━━ DATA RECORDS ━━

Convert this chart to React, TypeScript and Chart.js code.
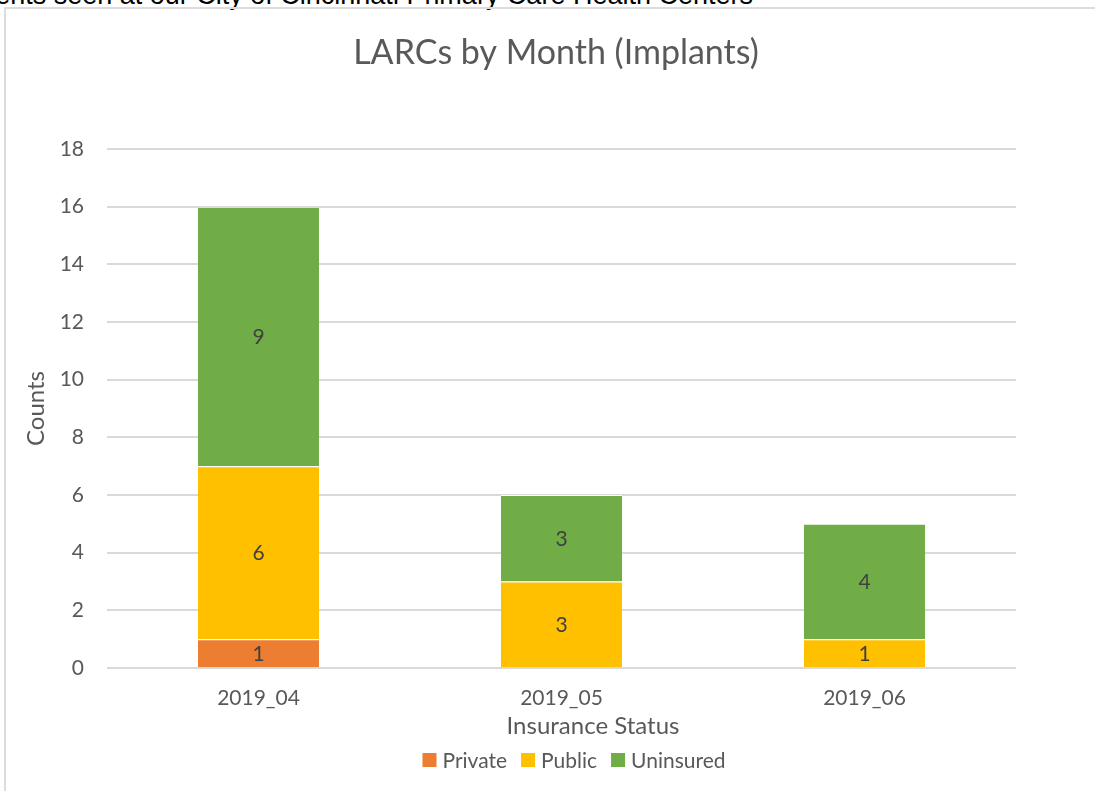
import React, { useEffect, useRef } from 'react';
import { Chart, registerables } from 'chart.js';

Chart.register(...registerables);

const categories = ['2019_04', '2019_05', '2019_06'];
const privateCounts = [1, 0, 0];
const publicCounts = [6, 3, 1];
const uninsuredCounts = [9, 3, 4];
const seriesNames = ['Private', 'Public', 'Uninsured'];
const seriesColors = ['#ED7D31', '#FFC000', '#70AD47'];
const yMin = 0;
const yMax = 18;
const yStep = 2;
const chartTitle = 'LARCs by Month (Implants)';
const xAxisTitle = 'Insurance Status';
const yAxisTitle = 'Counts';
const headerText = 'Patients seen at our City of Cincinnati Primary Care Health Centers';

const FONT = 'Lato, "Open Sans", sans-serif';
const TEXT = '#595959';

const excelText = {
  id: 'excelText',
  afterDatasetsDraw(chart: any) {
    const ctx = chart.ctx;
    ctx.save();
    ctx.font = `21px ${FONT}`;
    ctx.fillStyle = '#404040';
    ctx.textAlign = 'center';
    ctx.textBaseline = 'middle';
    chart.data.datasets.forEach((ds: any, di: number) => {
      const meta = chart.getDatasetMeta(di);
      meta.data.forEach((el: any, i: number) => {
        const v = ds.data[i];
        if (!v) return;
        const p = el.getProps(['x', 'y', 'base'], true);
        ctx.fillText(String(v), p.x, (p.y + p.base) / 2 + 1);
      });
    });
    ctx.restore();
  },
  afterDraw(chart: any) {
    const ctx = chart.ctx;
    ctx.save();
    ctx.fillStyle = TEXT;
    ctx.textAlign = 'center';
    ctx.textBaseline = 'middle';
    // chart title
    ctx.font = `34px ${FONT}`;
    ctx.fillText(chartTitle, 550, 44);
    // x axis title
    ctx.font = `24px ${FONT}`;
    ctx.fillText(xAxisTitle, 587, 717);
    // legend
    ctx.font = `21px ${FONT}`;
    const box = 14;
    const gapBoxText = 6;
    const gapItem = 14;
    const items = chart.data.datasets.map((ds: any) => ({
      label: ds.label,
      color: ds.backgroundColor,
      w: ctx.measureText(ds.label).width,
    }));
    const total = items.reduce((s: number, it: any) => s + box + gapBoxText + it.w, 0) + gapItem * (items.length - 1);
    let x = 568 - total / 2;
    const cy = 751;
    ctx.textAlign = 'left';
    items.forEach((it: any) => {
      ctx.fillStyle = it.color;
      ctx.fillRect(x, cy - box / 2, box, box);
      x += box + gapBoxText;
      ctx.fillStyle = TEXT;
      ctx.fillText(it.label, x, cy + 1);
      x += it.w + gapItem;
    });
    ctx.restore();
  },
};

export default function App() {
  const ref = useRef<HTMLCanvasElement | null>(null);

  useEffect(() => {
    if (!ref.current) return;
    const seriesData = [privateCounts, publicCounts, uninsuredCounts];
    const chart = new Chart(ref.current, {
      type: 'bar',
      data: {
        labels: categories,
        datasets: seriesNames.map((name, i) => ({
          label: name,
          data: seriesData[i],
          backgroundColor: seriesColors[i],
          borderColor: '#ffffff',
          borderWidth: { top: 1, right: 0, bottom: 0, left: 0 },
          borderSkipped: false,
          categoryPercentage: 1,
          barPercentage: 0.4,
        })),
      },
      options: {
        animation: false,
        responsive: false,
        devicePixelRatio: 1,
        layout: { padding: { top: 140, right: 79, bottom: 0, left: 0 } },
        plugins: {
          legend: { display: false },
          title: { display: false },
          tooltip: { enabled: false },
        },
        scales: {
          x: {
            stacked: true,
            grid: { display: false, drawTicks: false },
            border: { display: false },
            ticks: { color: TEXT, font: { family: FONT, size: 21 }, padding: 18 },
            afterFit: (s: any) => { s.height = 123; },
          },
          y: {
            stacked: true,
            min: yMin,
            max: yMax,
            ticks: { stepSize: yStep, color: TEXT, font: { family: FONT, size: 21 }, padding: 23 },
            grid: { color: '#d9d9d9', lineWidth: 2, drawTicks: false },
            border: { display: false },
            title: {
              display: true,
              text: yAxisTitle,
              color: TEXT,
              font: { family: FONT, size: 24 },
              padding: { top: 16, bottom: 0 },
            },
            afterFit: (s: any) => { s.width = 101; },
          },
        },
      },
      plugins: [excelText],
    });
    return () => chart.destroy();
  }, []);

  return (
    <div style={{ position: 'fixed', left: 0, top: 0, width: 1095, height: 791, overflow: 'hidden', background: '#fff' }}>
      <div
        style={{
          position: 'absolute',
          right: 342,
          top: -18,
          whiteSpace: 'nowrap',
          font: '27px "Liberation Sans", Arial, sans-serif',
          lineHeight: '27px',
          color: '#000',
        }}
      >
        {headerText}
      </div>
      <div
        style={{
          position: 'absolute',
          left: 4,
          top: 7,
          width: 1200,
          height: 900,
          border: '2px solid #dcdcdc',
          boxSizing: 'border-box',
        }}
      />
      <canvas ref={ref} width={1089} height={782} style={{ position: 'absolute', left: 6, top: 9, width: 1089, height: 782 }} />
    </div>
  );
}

━━━
━━ DATA RECORDS ━━

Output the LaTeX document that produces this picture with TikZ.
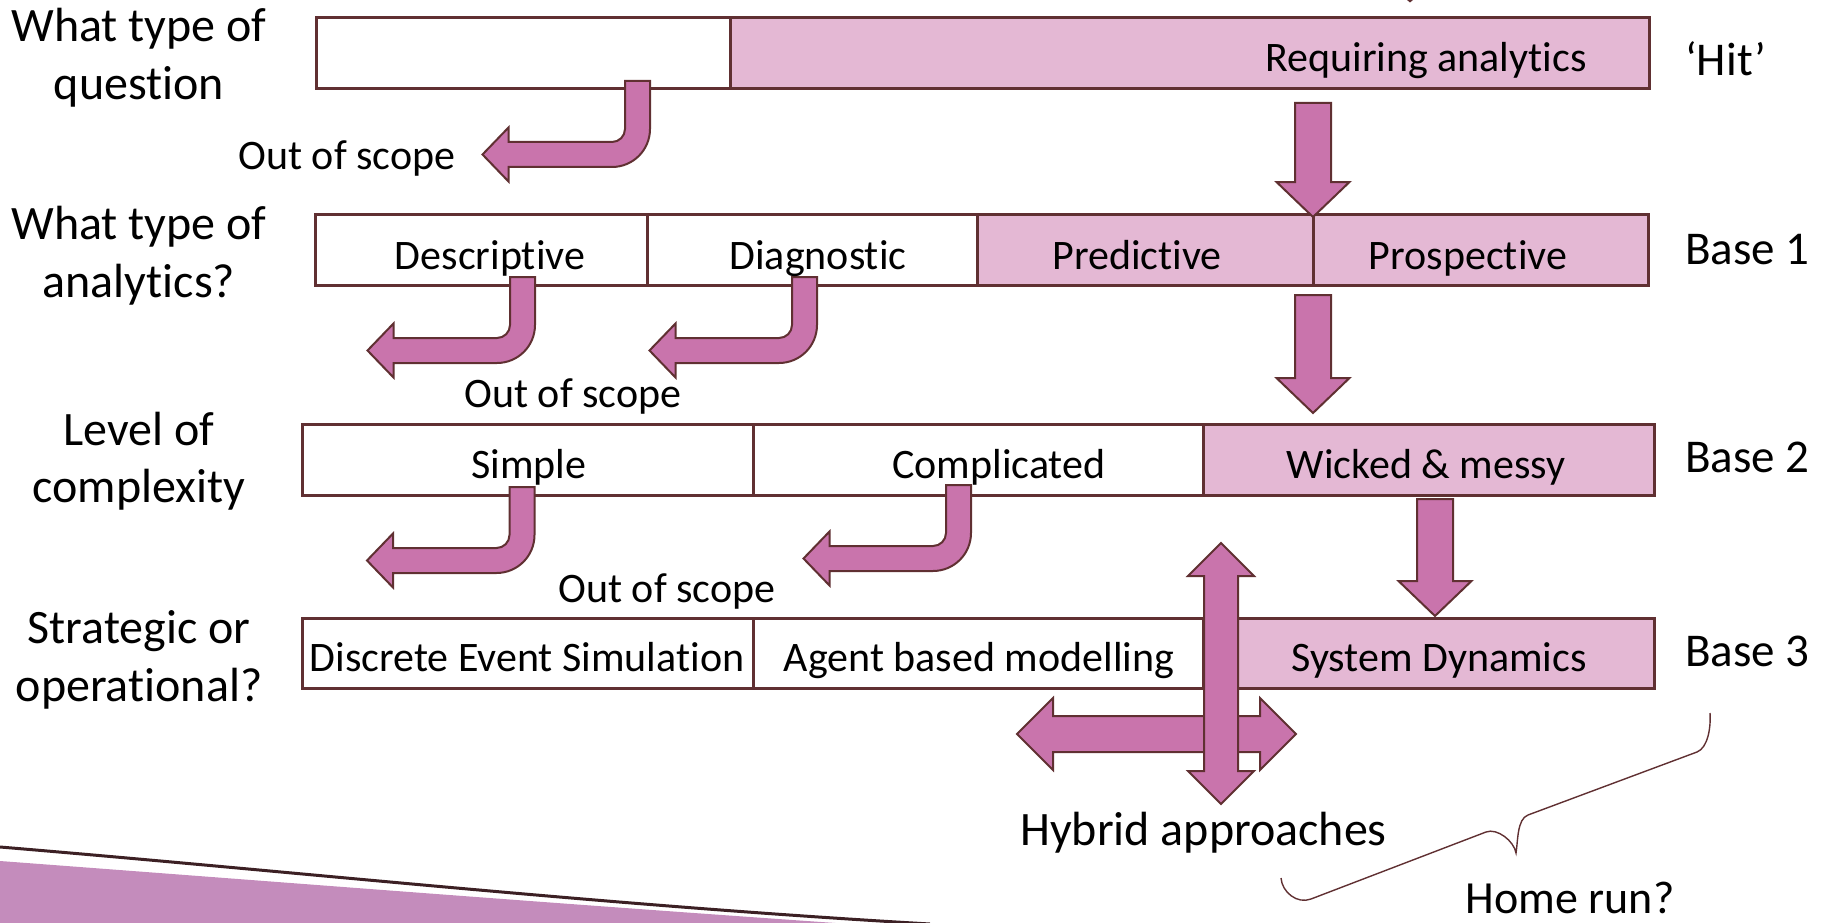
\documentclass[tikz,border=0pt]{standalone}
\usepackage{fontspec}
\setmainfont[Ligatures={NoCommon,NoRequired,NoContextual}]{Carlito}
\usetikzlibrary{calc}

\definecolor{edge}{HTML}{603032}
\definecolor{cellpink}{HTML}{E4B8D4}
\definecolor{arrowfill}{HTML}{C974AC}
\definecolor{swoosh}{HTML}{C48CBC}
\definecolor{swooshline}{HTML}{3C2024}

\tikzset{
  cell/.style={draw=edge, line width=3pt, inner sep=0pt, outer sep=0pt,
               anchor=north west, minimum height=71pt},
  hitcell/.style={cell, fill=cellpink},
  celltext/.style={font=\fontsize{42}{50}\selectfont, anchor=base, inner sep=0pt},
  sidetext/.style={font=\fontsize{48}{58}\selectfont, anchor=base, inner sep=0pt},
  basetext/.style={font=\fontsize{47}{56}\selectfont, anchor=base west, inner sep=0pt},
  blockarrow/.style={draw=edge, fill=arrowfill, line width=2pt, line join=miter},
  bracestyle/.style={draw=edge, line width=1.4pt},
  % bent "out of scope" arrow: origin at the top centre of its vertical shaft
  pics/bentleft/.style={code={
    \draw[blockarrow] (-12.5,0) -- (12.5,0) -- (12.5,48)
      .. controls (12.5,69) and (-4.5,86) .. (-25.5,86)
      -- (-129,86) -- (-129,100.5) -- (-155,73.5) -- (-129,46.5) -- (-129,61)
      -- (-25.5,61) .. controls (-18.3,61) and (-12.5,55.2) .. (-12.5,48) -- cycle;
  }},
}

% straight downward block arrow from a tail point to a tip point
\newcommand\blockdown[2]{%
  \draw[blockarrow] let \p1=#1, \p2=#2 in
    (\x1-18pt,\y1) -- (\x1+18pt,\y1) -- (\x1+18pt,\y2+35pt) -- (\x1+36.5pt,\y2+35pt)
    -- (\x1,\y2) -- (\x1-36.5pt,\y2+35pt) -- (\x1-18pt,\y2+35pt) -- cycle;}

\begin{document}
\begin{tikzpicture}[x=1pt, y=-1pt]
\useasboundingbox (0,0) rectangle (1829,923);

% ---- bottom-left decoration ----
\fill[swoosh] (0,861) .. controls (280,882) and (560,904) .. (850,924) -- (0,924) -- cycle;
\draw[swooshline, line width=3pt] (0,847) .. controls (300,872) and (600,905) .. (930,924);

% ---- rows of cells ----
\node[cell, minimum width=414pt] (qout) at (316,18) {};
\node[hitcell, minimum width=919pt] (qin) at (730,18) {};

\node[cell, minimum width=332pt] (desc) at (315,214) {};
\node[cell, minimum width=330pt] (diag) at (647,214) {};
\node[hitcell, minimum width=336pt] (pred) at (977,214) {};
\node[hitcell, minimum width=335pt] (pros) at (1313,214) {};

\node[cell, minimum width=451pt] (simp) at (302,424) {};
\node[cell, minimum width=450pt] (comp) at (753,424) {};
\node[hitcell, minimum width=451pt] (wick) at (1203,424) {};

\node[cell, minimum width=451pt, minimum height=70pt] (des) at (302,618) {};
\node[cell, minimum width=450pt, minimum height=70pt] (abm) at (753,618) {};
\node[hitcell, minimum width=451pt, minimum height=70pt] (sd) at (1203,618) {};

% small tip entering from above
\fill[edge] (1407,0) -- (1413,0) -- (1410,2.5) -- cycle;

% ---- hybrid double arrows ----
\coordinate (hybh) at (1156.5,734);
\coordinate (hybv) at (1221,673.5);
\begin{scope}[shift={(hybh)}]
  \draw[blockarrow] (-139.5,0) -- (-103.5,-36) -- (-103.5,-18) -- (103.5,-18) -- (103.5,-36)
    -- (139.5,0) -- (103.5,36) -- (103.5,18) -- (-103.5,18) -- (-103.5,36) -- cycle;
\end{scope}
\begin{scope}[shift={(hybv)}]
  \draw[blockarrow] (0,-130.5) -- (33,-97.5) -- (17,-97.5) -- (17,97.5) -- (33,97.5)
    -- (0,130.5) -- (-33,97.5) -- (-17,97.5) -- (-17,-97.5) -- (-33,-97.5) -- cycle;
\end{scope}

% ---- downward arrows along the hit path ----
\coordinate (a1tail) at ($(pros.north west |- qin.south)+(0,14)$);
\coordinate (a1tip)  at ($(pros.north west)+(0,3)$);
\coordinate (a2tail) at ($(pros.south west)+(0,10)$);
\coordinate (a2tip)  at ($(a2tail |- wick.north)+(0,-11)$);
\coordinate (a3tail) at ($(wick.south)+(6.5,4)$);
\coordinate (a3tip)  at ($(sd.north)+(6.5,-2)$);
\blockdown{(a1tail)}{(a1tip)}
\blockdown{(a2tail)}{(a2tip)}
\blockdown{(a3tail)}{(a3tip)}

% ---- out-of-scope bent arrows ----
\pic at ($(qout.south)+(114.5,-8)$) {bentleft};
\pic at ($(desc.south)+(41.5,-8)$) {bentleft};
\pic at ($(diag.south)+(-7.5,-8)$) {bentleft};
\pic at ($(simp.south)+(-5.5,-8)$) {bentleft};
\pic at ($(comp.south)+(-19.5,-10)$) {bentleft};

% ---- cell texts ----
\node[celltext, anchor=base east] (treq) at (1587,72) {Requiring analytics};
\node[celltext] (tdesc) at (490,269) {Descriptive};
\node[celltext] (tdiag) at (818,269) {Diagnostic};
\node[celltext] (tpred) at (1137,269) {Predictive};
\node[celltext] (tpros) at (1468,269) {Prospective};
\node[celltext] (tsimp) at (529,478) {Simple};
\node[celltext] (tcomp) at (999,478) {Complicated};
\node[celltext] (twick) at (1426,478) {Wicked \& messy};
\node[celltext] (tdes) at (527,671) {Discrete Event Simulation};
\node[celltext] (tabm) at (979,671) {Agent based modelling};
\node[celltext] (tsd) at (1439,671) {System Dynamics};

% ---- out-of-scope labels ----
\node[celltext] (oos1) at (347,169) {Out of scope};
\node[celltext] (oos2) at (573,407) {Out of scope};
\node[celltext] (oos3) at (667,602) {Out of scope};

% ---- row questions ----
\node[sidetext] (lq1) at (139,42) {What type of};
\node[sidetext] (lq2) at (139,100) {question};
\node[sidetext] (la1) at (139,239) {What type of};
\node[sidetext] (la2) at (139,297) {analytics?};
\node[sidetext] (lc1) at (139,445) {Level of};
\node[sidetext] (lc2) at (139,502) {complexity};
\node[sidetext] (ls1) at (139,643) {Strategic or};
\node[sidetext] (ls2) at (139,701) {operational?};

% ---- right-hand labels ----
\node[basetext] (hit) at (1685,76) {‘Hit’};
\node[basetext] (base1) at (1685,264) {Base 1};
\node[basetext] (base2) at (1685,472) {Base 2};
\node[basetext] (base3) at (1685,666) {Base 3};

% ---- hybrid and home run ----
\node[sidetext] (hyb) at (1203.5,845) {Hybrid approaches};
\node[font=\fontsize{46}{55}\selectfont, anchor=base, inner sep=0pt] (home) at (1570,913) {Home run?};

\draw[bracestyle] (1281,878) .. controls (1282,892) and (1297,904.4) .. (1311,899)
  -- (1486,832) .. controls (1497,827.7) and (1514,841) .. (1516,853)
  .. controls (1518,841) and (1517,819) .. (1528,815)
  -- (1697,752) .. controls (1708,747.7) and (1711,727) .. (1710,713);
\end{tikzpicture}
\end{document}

━━━
━━ DATA RECORDS ━━

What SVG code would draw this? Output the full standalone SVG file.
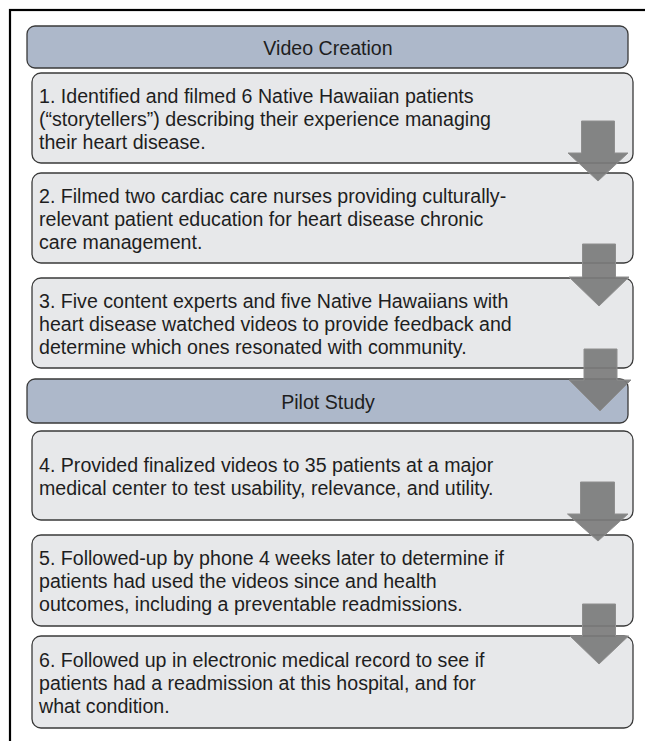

━━━

**PROBLEM DESCRIPTION:**
Leave the pictures out, then copy word for word only the lines from the one containing "Convert this chart" through the one containing "Chart.register(...registerables);", both included.

**EXERCISE SOLUTION:**
Convert this chart to React, TypeScript and Chart.js code.
import React, { useEffect, useRef } from 'react';
import { Chart, registerables } from 'chart.js';

Chart.register(...registerables);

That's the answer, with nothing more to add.